Washington Post

June 3, 1975.


Cuba Returns 3 Accused U.S. Hijackers


            Cuba has sent three U.S. citizens to Barbados and into FBI hands on aircraft hijacking charges, the State Department said yesterday.

            The three were the first alleged hijackers to be sent home by Cuba since it signed an agreement with the United States more than two years ago to either detain persons who forced airliners to carry them to asylum in Cuba or to return them to the United States to stand trial.

            The State Department said it was studying the significance of the move, which comes at a time when the United States and other members of the Organization of American States are studying possible lifting of OAS diplomatic and trade sanctions imposed on Cuba in 1964.

            “The U.S. government was not informed by Cuba” of the decision to release the Americans, a State Department official said. “The U.S. government does not yet know whether this is the beginning of the release of hijackers by Cuba. . . . It may well be, but we don’t know.”

            Gregory Alexander Graves, 26, was flown to Georgia yesterday by the FBI to stand trial for the 1971 hijacking to Cuba of a Delta Air Lines plane on a flight from Atlanta to Savannah, the agency disclosed.

            Graves was arrested at San Juan, P.R., International Airport Sunday on his arrival from Bridgetown, Barbados. Graves gave Kansas City as his home address.

            Eight days earlier, FBI agents at the San Juan airport arrested Carl White and his wife, Norma, of Detroit, on their arrival from Barbados. They have been flown to San Diego, Calif., to face trial for hijacking a National Airlines plane to Cuba in 1971 while en route from Los Angeles to Tampa, Fla.

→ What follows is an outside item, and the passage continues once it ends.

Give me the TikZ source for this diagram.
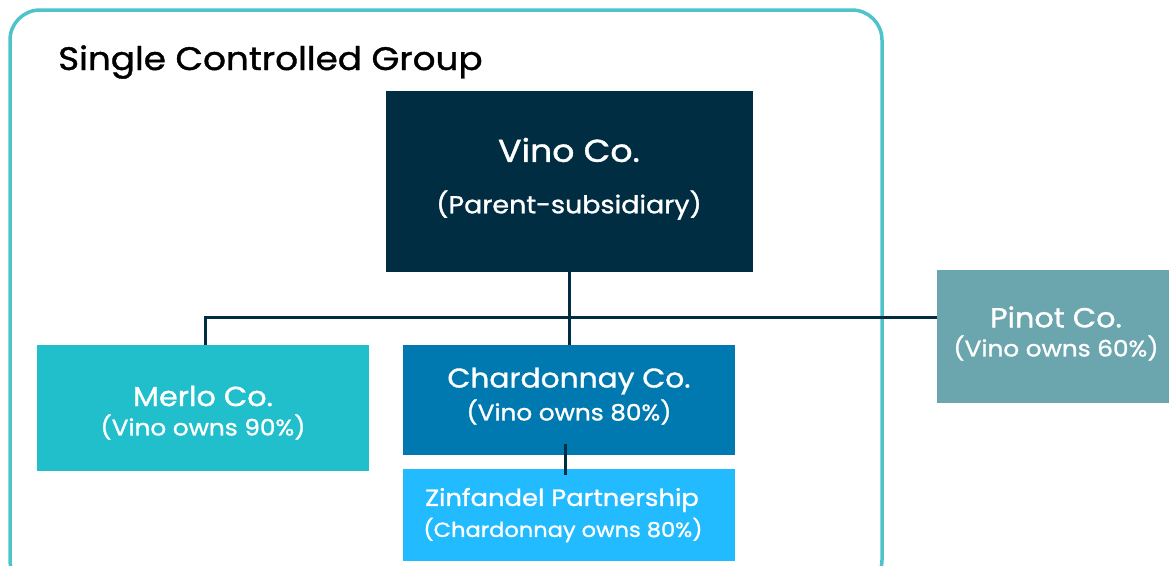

            State Department officials said Cuba informed the United States of the release of the Whites and Graves only after their arrival in Barbados. Commercial flights between Cuba and Barbados were established a few months ago.

            Officials said the United States does not know how many of the estimated 100 U.S. citizens who have hijacked airplanes to Cuba are under arrest there or even still on the island.